Look through the listing below and give the number of lines that hold "code". Say nothing more.

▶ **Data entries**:

==============================

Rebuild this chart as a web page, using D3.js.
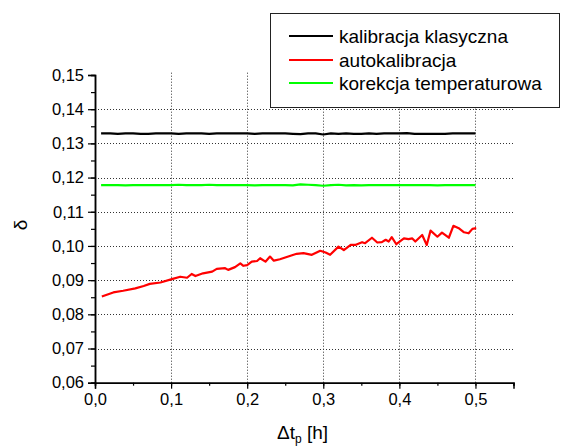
<!DOCTYPE html>
<html><head><meta charset="utf-8">
<script src="https://cdn.jsdelivr.net/npm/d3@7"></script>
<style>body{margin:0;background:#fff}svg{display:block}</style>
</head><body>
<script>
const seriesNames = ["kalibracja klasyczna","autokalibracja","korekcja temperaturowa"];
const seriesColors = ["#000000","#ff0000","#00ff00"];
const xTicks = [0.0,0.1,0.2,0.3,0.4,0.5];
const yTicks = [0.06,0.07,0.08,0.09,0.10,0.11,0.12,0.13,0.14,0.15];
const tFlat = [0.008,0.01,0.02,0.03,0.04,0.05,0.06,0.07,0.08,0.09,0.10,0.11,0.12,0.13,0.14,0.15,0.16,0.17,0.18,0.19,0.20,0.21,0.22,0.23,0.24,0.25,0.26,0.27,0.28,0.29,0.30,0.31,0.32,0.33,0.34,0.35,0.36,0.37,0.38,0.39,0.40,0.41,0.42,0.43,0.44,0.45,0.46,0.47,0.48,0.49,0.50];
const klasyczna = [0.1329,0.1329,0.1329,0.1328,0.1329,0.1329,0.1328,0.1328,0.1329,0.1329,0.1329,
0.1328,0.1329,0.1329,0.1329,0.1328,0.1329,0.1329,0.1329,0.1329,0.1329,
0.1328,0.1329,0.1329,0.1329,0.1329,0.1328,0.1327,0.1329,0.1329,0.1326,
0.1329,0.1328,0.1329,0.1328,0.1328,0.1329,0.1328,0.1329,0.1329,0.1329,
0.1330,0.1328,0.1328,0.1328,0.1328,0.1328,0.1329,0.1329,0.1329,0.1329];
const temperaturowa = [0.1178,0.1178,0.1178,0.1178,0.1177,0.1178,0.1178,0.1178,0.1178,0.1178,0.1178,
0.1179,0.1178,0.1178,0.1178,0.1179,0.1178,0.1178,0.1178,0.1178,0.1178,
0.1177,0.1178,0.1178,0.1178,0.1178,0.1177,0.1180,0.1179,0.1178,0.1176,
0.1178,0.1179,0.1177,0.1178,0.1177,0.1178,0.1178,0.1178,0.1178,0.1178,
0.1178,0.1178,0.1178,0.1178,0.1177,0.1178,0.1178,0.1178,0.1178,0.1178];
const tAuto = [0.009,0.024,0.037,0.053,0.064,0.072,0.086,0.101,0.112,0.121,0.127,0.132,0.142,0.154,0.160,0.171,0.175,0.184,0.191,0.195,0.200,0.206,0.213,0.217,0.224,0.230,0.235,0.243,0.254,0.265,0.274,0.285,0.296,0.303,0.309,0.320,0.327,0.336,0.342,0.351,0.355,0.364,0.371,0.377,0.382,0.386,0.390,0.396,0.406,0.412,0.417,0.421,0.430,0.436,0.441,0.450,0.456,0.465,0.471,0.478,0.485,0.491,0.496,0.501];
const autokalibracja = [0.0852,0.0864,0.0869,0.0876,0.0883,0.0889,0.0893,0.0903,0.0910,0.0907,0.0918,0.0912,0.0920,0.0925,0.0933,0.0935,0.0930,0.0938,0.0949,0.0942,0.0944,0.0954,0.0956,0.0964,0.0954,0.0969,0.0957,0.0961,0.0969,0.0977,0.0979,0.0974,0.0986,0.0981,0.0974,0.0998,0.0988,0.1003,0.1003,0.1011,0.1008,0.1024,0.1010,0.1011,0.1018,0.1013,0.1026,0.1005,0.1022,0.1020,0.1022,0.1013,0.1032,0.1003,0.1045,0.1027,0.1039,0.1024,0.1059,0.1052,0.1040,0.1037,0.1050,0.1052];

const W = 561, H = 447;
const FONT = "Arial, 'Liberation Sans', sans-serif";
const svg = d3.select("body").append("svg").attr("width", W).attr("height", H)
  .style("font-family", FONT);

const x = d3.scaleLinear().domain([0, 0.55]).range([95, 513.5]);
const y = d3.scaleLinear().domain([0.06, 0.15]).range([382.7, 75]);
const fmt = (d, n) => d.toFixed(n).replace(".", ",");

// grid
const grid = svg.append("g").attr("stroke", "#333").attr("stroke-width", 1).attr("stroke-dasharray", "1,2");
grid.selectAll("line.h").data(yTicks.filter(d => d > 0.0601 && d < 0.1499)).join("line")
  .attr("x1", x(0)).attr("x2", x(0.55)).attr("y1", d => Math.round(y(d)) + 0.5).attr("y2", d => Math.round(y(d)) + 0.5);
grid.selectAll("line.v").data(xTicks.filter(d => d > 0.001)).join("line")
  .attr("y1", y(0.06)).attr("y2", 72).attr("x1", d => Math.round(x(d)) + 0.5).attr("x2", d => Math.round(x(d)) + 0.5);

// series
const line = d3.line().x(d => x(d[0])).y(d => y(d[1]));
const series = [
  d3.zip(tFlat, klasyczna),
  d3.zip(tAuto, autokalibracja),
  d3.zip(tFlat, temperaturowa)
];
series.forEach((s, i) => {
  svg.append("path").datum(s).attr("d", line).attr("fill", "none")
    .attr("stroke", seriesColors[i]).attr("stroke-width", 2.2).attr("stroke-linejoin", "round");
});

// axes
const xMinor = d3.range(0, 0.5501, 0.05);
const yMinor = d3.range(0.06, 0.1501, 0.005);
const gx = svg.append("g").attr("transform", `translate(0,${y(0.06)})`);
gx.call(d3.axisBottom(x).tickValues(xMinor).tickSize(3).tickFormat(""));
gx.call(g => g.append("g").call(d3.axisBottom(x).tickValues(xTicks).tickSize(6).tickPadding(5).tickFormat(d => fmt(d, 1))));
const gy = svg.append("g").attr("transform", `translate(${x(0)},0)`);
gy.call(d3.axisLeft(y).tickValues(yMinor).tickSize(4).tickFormat(""));
gy.call(g => g.append("g").call(d3.axisLeft(y).tickValues(yTicks).tickSize(7).tickPadding(4).tickFormat(d => fmt(d, 2))));
svg.selectAll(".domain").attr("stroke", "#000").attr("stroke-width", 1.5);
svg.selectAll(".tick line").attr("stroke", "#000").attr("stroke-width", 1.2);
svg.selectAll(".tick text").attr("font-size", 16.5).attr("font-family", FONT).attr("fill", "#000");

// axis titles
const xt = svg.append("text").attr("x", 277).attr("y", 439).attr("font-size", 19).attr("fill", "#000");
xt.append("tspan").text("Δt");
xt.append("tspan").attr("font-size", 12).attr("dy", 4).text("p");
xt.append("tspan").attr("dy", -4).text(" [h]");
svg.append("text").attr("transform", "translate(27,225) rotate(-90)").attr("text-anchor", "middle")
  .attr("font-size", 19).attr("fill", "#000").text("δ");

// legend
const lg = svg.append("g");
lg.append("rect").attr("x", 270.5).attr("y", 13.5).attr("width", 289).attr("height", 94)
  .attr("fill", "#fff").attr("stroke", "#222").attr("stroke-width", 1);
const rows = [36, 60, 83];
seriesNames.forEach((n, i) => {
  lg.append("line").attr("x1", 289).attr("x2", 333).attr("y1", rows[i]).attr("y2", rows[i])
    .attr("stroke", seriesColors[i]).attr("stroke-width", 2);
  lg.append("text").attr("x", 339).attr("y", rows[i] + 6.5).attr("font-size", 19).attr("fill", "#000").text(n);
});
</script>
</body></html>
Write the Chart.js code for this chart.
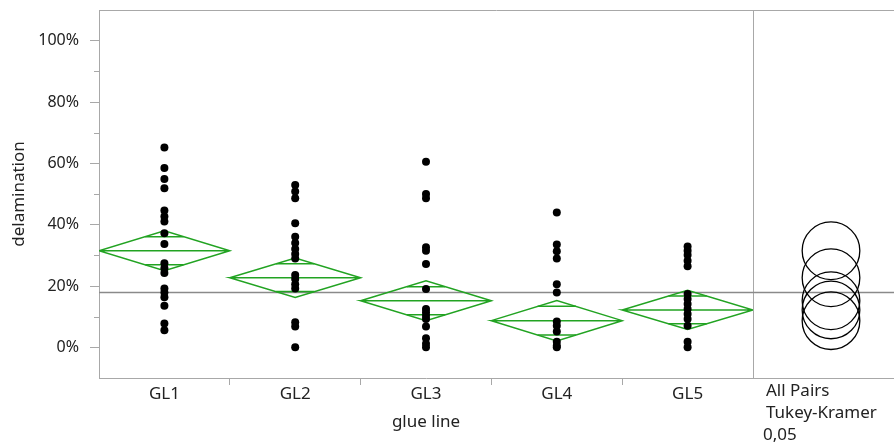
<!DOCTYPE html>
<html>
<head>
<meta charset="utf-8">
<script src="https://cdn.jsdelivr.net/npm/chart.js@4"></script>
<style>
  html, body { margin: 0; padding: 0; background: #fff; }
  #wrap { width: 894px; height: 448px; position: relative; }
</style>
</head>
<body>
<div id="wrap"><canvas id="oneway"></canvas></div>
<script>
// groups on the x axis
const groups = ['GL1', 'GL2', 'GL3', 'GL4', 'GL5'];

// delamination observations (%) per glue line
const gl1 = [65.2, 58.5, 54.9, 51.9, 44.6, 42.7, 41.0, 37.2, 33.7, 27.4, 25.8, 24.2, 19.2, 17.9, 16.3, 13.6, 7.8, 5.6];
const gl2 = [52.9, 50.8, 48.6, 40.5, 36.1, 34.0, 32.1, 30.4, 29.0, 23.6, 22.3, 20.6, 19.2, 8.2, 6.8, 0];
const gl3 = [60.5, 50.0, 48.6, 32.6, 31.5, 27.2, 19.0, 12.5, 11.4, 10.3, 9.2, 6.8, 3.0, 1.2, 0];
const gl4 = [44.0, 33.5, 31.3, 29.0, 20.6, 17.9, 8.4, 7.0, 5.2, 1.8, 0.5, 0];
const gl5 = [32.9, 31.5, 30.1, 28.2, 26.4, 17.4, 15.8, 14.1, 12.5, 10.9, 9.2, 7.0, 1.8, 0];

// means diamonds (group mean and 95% CI half width) and grand mean
const groupMeans = [31.5, 22.7, 15.2, 8.7, 12.2];
const ciHalf = [6.5, 6.4, 6.5, 6.6, 6.4];
const grandMean = 18.1;

// Tukey-Kramer comparison circle radius (%)
const circleRadius = 9.4;

// axis ticks
const yTicks = [0, 20, 40, 60, 80, 100];
const yMinorTicks = [10, 30, 50, 70, 90];

const FONT = '"Noto Sans", "Open Sans", sans-serif';
const FONT_SIZE = 17;
const TEXT = '#222';
const FRAME = '#a8a8a8';
const GREEN = '#22a322';

// scatter points, all on the group centre
const obsPoints = [];
[gl1, gl2, gl3, gl4, gl5].forEach((vals, i) => {
    vals.forEach(v => obsPoints.push({ x: i + 0.5, y: v }));
});

// diamond outlines, mean lines and overlap marks
const diamondPoints = [];
const markPoints = [];
groupMeans.forEach((m, i) => {
    const h = ciHalf[i];
    diamondPoints.push(
        { x: i, y: m }, { x: i + 0.5, y: m + h }, { x: i + 1, y: m },
        { x: i + 0.5, y: m - h }, { x: i, y: m }, { x: i + 1, y: m },
        { x: i + 1, y: null }
    );
    // overlap marks sit at mean +/- h/sqrt(2), spanning the diamond width there
    const d = h / Math.SQRT2;
    const w = 0.5 * (1 - d / h);
    [m + d, m - d].forEach(yy => {
        markPoints.push({ x: i + 0.5 - w, y: yy }, { x: i + 0.5 + w, y: yy }, { x: i + 0.5, y: null });
    });
});

const panelPlugin = {
    id: 'panel',
    beforeDatasetsDraw(chart) {
        const { ctx, chartArea: a, scales: { y } } = chart;
        const right = chart.width;
        ctx.save();
        ctx.lineWidth = 1;
        ctx.strokeStyle = FRAME;
        ctx.beginPath();
        ctx.moveTo(a.left, a.top + 0.5);
        ctx.lineTo(right, a.top + 0.5);
        ctx.moveTo(a.right, a.bottom + 0.5);
        ctx.lineTo(right, a.bottom + 0.5);
        ctx.moveTo(a.right + 0.5, a.top);
        ctx.lineTo(a.right + 0.5, a.bottom);
        yMinorTicks.forEach(v => {
            const py = Math.round(y.getPixelForValue(v)) + 0.5;
            ctx.moveTo(a.left - 5, py);
            ctx.lineTo(a.left, py);
        });
        ctx.stroke();

        // grand mean reference line
        const gy = Math.round(y.getPixelForValue(grandMean)) + 0.5;
        ctx.strokeStyle = '#8a8a8a';
        ctx.lineWidth = 1.5;
        ctx.beginPath();
        ctx.moveTo(a.left, gy);
        ctx.lineTo(right, gy);
        ctx.stroke();
        ctx.restore();
    },
    afterDatasetsDraw(chart) {
        const { ctx, chartArea: a, scales: { y } } = chart;
        const cx = a.right + 78;
        const r = Math.abs(y.getPixelForValue(0) - y.getPixelForValue(circleRadius));
        ctx.save();
        ctx.strokeStyle = '#000';
        ctx.lineWidth = 1.3;
        groupMeans.forEach(m => {
            ctx.beginPath();
            ctx.arc(cx, y.getPixelForValue(m), r, 0, Math.PI * 2);
            ctx.stroke();
        });

        ctx.fillStyle = TEXT;
        ctx.font = FONT_SIZE + 'px ' + FONT;
        ctx.textAlign = 'left';
        ctx.textBaseline = 'middle';
        ctx.fillText('All Pairs', a.right + 13, 391);
        ctx.fillText('Tukey-Kramer', a.right + 13, 413);
        ctx.fillText('0,05', a.right + 10, 435);
        ctx.restore();
    }
};

const chart = new Chart(document.getElementById('oneway'), {
    type: 'scatter',
    data: {
        datasets: [{
            label: 'delamination',
            data: obsPoints,
            pointRadius: 4,
            pointHoverRadius: 4,
            backgroundColor: '#000',
            borderColor: '#000',
            borderWidth: 0
        }, {
            label: 'means diamonds',
            data: diamondPoints,
            showLine: true,
            spanGaps: false,
            pointRadius: 0,
            borderColor: GREEN,
            borderWidth: 1.5,
            fill: false
        }, {
            label: 'overlap marks',
            data: markPoints,
            showLine: true,
            spanGaps: false,
            pointRadius: 0,
            borderColor: GREEN,
            borderWidth: 1.5,
            fill: false
        }]
    },
    options: {
        responsive: true,
        maintainAspectRatio: false,
        animation: false,
        layout: { padding: { left: 0, top: 10, right: 141, bottom: 0 } },
        plugins: {
            legend: { display: false },
            tooltip: { enabled: false }
        },
        scales: {
            x: {
                type: 'linear',
                min: 0,
                max: groups.length,
                afterBuildTicks: scale => {
                    const t = [];
                    groups.forEach((g, i) => {
                        t.push({ value: i + 0.5 });
                        if (i < groups.length - 1) t.push({ value: i + 1 });
                    });
                    scale.ticks = t;
                },
                afterFit: scale => { scale.height = 70; },
                ticks: {
                    autoSkip: false,
                    maxRotation: 0,
                    padding: -1,
                    color: TEXT,
                    font: { family: FONT, size: FONT_SIZE },
                    callback: value => Number.isInteger(value) ? '' : groups[Math.floor(value)]
                },
                grid: {
                    drawOnChartArea: false,
                    tickLength: 7,
                    tickColor: ctx => (ctx.tick && Number.isInteger(ctx.tick.value)) ? FRAME : 'rgba(0,0,0,0)'
                },
                border: { color: FRAME, width: 1 },
                title: {
                    display: true,
                    text: 'glue line',
                    color: TEXT,
                    font: { family: FONT, size: FONT_SIZE },
                    padding: { top: 0, bottom: 16 }
                }
            },
            y: {
                type: 'linear',
                min: -10,
                max: 110,
                afterBuildTicks: scale => {
                    scale.ticks = yTicks.map(v => ({ value: v }));
                },
                afterFit: scale => {
                    scale.width = 99;
                    scale.paddingTop = 0;
                    scale.paddingBottom = 0;
                },
                ticks: {
                    padding: 11,
                    color: TEXT,
                    font: { family: FONT, size: 16 },
                    callback: value => value + '%'
                },
                grid: {
                    drawOnChartArea: false,
                    tickLength: 9,
                    tickColor: FRAME
                },
                border: { color: FRAME, width: 1 },
                title: {
                    display: true,
                    text: 'delamination',
                    color: TEXT,
                    font: { family: FONT, size: FONT_SIZE },
                    padding: { top: 9, bottom: 0 }
                }
            }
        }
    },
    plugins: [panelPlugin]
});
</script>
</body>
</html>
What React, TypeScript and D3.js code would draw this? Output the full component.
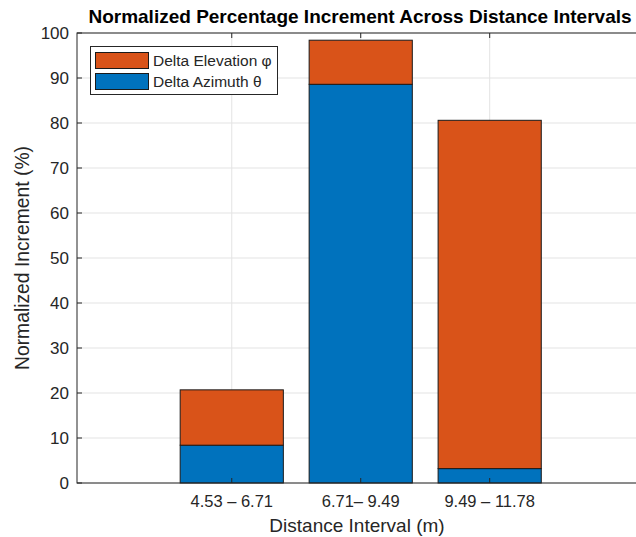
import React from "react";
import * as d3 from "d3";

// Distance intervals (categories) and stacked series values (%)
const categories = ["4.53 – 6.71", "6.71– 9.49", "9.49 – 11.78"];
const azimuth = [8.4, 88.6, 3.2];
const elevation = [12.3, 9.8, 77.4];
const yTicks = [0, 10, 20, 30, 40, 50, 60, 70, 80, 90, 100];
const seriesNames = ["Delta Elevation φ", "Delta Azimuth θ"];

const W = 636;
const H = 537;
const M = { left: 77, right: 638, top: 33, bottom: 483 };
const FONT = "'Liberation Sans', Arial, Helvetica, sans-serif";
const BLUE = "#0072BD";
const ORANGE = "#D95319";
const AXIS = "#262626";
const GRID = "#e3e3e3";

export default function App() {
  const x = d3.scaleLinear().domain([-0.2, 4.15]).range([M.left, M.right]);
  const y = d3.scaleLinear().domain([0, 100]).range([M.bottom, M.top]);
  const bw = x(0.8) - x(0);

  const stackData = categories.map((c, i) => ({ c, az: azimuth[i], el: elevation[i] }));
  const stacked = d3.stack<any>().keys(["az", "el"])(stackData);
  const colors: Record<string, string> = { az: BLUE, el: ORANGE };

  return (
    <svg width={W} height={H} style={{ position: "absolute", left: 0, top: 0, background: "#fff" }}>
      <rect x={0} y={0} width={W} height={H} fill="#fff" />
      {/* grid */}
      {yTicks.map((t) => (
        <line key={"gy" + t} x1={M.left} x2={M.right} y1={y(t)} y2={y(t)} stroke={GRID} strokeWidth={1} />
      ))}
      {categories.map((c, i) => (
        <line key={"gx" + i} x1={x(i + 1)} x2={x(i + 1)} y1={M.top} y2={M.bottom} stroke={GRID} strokeWidth={1} />
      ))}
      {/* bars */}
      {stacked.map((s) =>
        s.map((d, i) => (
          <rect
            key={s.key + i}
            x={x(i + 1) - bw / 2}
            y={y(d[1])}
            width={bw}
            height={y(d[0]) - y(d[1])}
            fill={colors[s.key]}
            stroke="#1a1a1a"
            strokeWidth={1}
          />
        ))
      )}
      {/* axes box */}
      <rect x={M.left} y={M.top} width={M.right - M.left} height={M.bottom - M.top} fill="none" stroke={AXIS} strokeWidth={1} />
      {/* y ticks */}
      {yTicks.map((t) => (
        <g key={"yt" + t}>
          <line x1={M.left} x2={M.left + 5} y1={y(t)} y2={y(t)} stroke={AXIS} />
          <text x={M.left - 8} y={y(t)} dy="0.35em" textAnchor="end" fontFamily={FONT} fontSize={17} fill={AXIS}>
            {t}
          </text>
        </g>
      ))}
      {/* x ticks */}
      {categories.map((c, i) => (
        <g key={"xt" + i}>
          <line x1={x(i + 1)} x2={x(i + 1)} y1={M.bottom} y2={M.bottom - 5} stroke={AXIS} />
          <line x1={x(i + 1)} x2={x(i + 1)} y1={M.top} y2={M.top + 5} stroke={AXIS} />
          <text x={x(i + 1)} y={507} textAnchor="middle" fontFamily={FONT} fontSize={16.5} fill={AXIS}>
            {c}
          </text>
        </g>
      ))}
      {/* labels */}
      <text x={357} y={532} textAnchor="middle" fontFamily={FONT} fontSize={19} fill={AXIS}>
        Distance Interval (m)
      </text>
      <text
        transform={`translate(29,${(M.top + M.bottom) / 2}) rotate(-90)`}
        textAnchor="middle"
        fontFamily={FONT}
        fontSize={19.3}
        fill={AXIS}
      >
        Normalized Increment (%)
      </text>
      <text x={360} y={23} textAnchor="middle" fontFamily={FONT} fontSize={19} fontWeight="bold" fill="#000">
        Normalized Percentage Increment Across Distance Intervals
      </text>
      {/* legend */}
      <g>
        <rect x={90.5} y={46.5} width={187} height={48} fill="#fff" stroke={AXIS} strokeWidth={1} />
        {seriesNames.map((n, i) => (
          <g key={n}>
            <rect x={95.5} y={52.5 + i * 21} width={53} height={16} fill={i === 0 ? ORANGE : BLUE} stroke="#1a1a1a" />
            <text x={153} y={60.5 + i * 21} dy="0.35em" fontFamily={FONT} fontSize={15.5} fill={AXIS}>
              {n}
            </text>
          </g>
        ))}
      </g>
    </svg>
  );
}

==============================

▶ **Answer in full**: 2